Highlight your route
Contents: Highlight your route
Why you should highlight your route
Bad weather
Offline snap-to-path plotting
Why you should highlight your route
When navigating with a paper map it’s helpful to have run a highlighter pen over the route. With an electronic screen, route highlighting does more than draw the eye, it makes navigating much easier.
One of the real disadvantages of navigating with electronic devices is that a small screen provides a poor overview of the local topography and your route. You must see where you are heading on the map to make the right decisions at key points, like path junctions. On a paper map you might have your entire day visible but even with a large phone, your destination could easily be off the screen. If the route is not highlighted, map browsing is required to work out where to go and you need to remember what’s off-screen when working back to the decision point. The tiny screens and clunky interfaces on a watch or a handheld make this process painfully slow.
However, if you highlight your route with a brightly coloured line then this small-screen drawback goes away. At any decision point, a quick glance at the line on the map will instantly reveal which way to go. Not only does a highlighted line remove the need to browse the map but it makes mistakes less likely.
It’s not just at key decision points that route highlighting is useful. An accurately plotted line will define exactly where you should be, at any point on the route. Staying on that line is almost as intuitive as walking along a real path. Great.
Always highlight your route.
Bad weather
When the weather is terrible and you want your navigation to be flawless, following a coloured line on a GNSS device could be a lifesaver. In a howling Scottish winter white-out, on a featureless snow-covered plateau, the paths could be buried under feet of snow. To accurately travel over any distance in these conditions is a serious challenge for the best map and compass user, especially alone. Walking solo, you can’t send a team member ahead on a compass bearing to ensure you don’t inadvertently crab sideways. When the clouds are on the hills, fog can hide all the features that would normally help you work out where you are. Night will do the same. It’s not unusual for mountain rescue teams to be called for people who are lost even though they carry a paper map and compass.

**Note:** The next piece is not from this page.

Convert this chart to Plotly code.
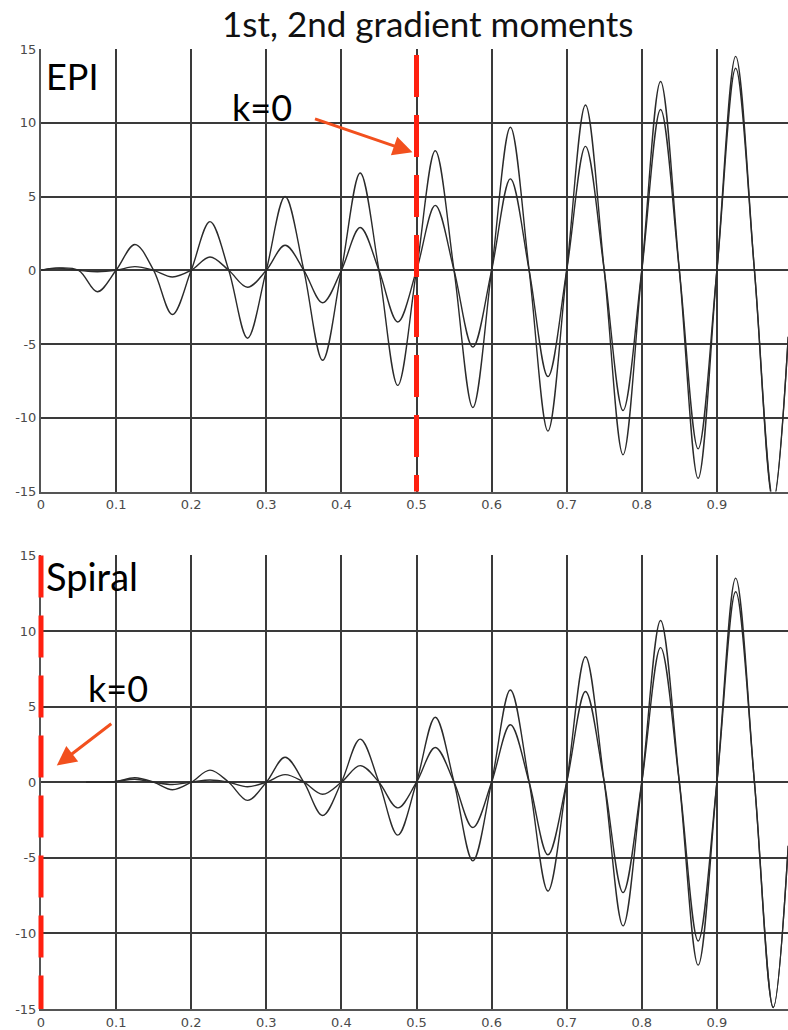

Armed with a coloured line on a phone or GPS unit, you can be confident of staying precisely on course over any distance. A bit of modern magic.
Always highlight your route.
Offline snap-to-path plotting
If you have a change of plan whilst walking it’s helpful to highlight the new route, to keep navigation easy. An app that offers offline snap-to-path plotting makes this quick and easy to do. Recommended. A manual plot works too, but it’s slow to manually plot a route accurately.
Most phone apps require the internet to provide snap-to-path plotting. You can test your own navigation app out by simulating being off-grid. Put the phone into flight-mode to switch off all connections to the internet. Now try a snap-to-path plot. Popular apps like OS Maps and Outdooractive will lose their snap-to-path ability and only offer manual plotting.
Apps like OsmAnd, Locus Map 4 and Gaia GPS can store the invisible routing information and provide a snap-to-path routing tool on the phone. They will work anywhere.
Garmin GNSS handhelds offer snap-to-path routing if used with a ‘routable’ map. However, these units are very clunky to use compared to a phone.
Always highlight your route. The smaller the screen and the slower the device, the more useful route highlighting is.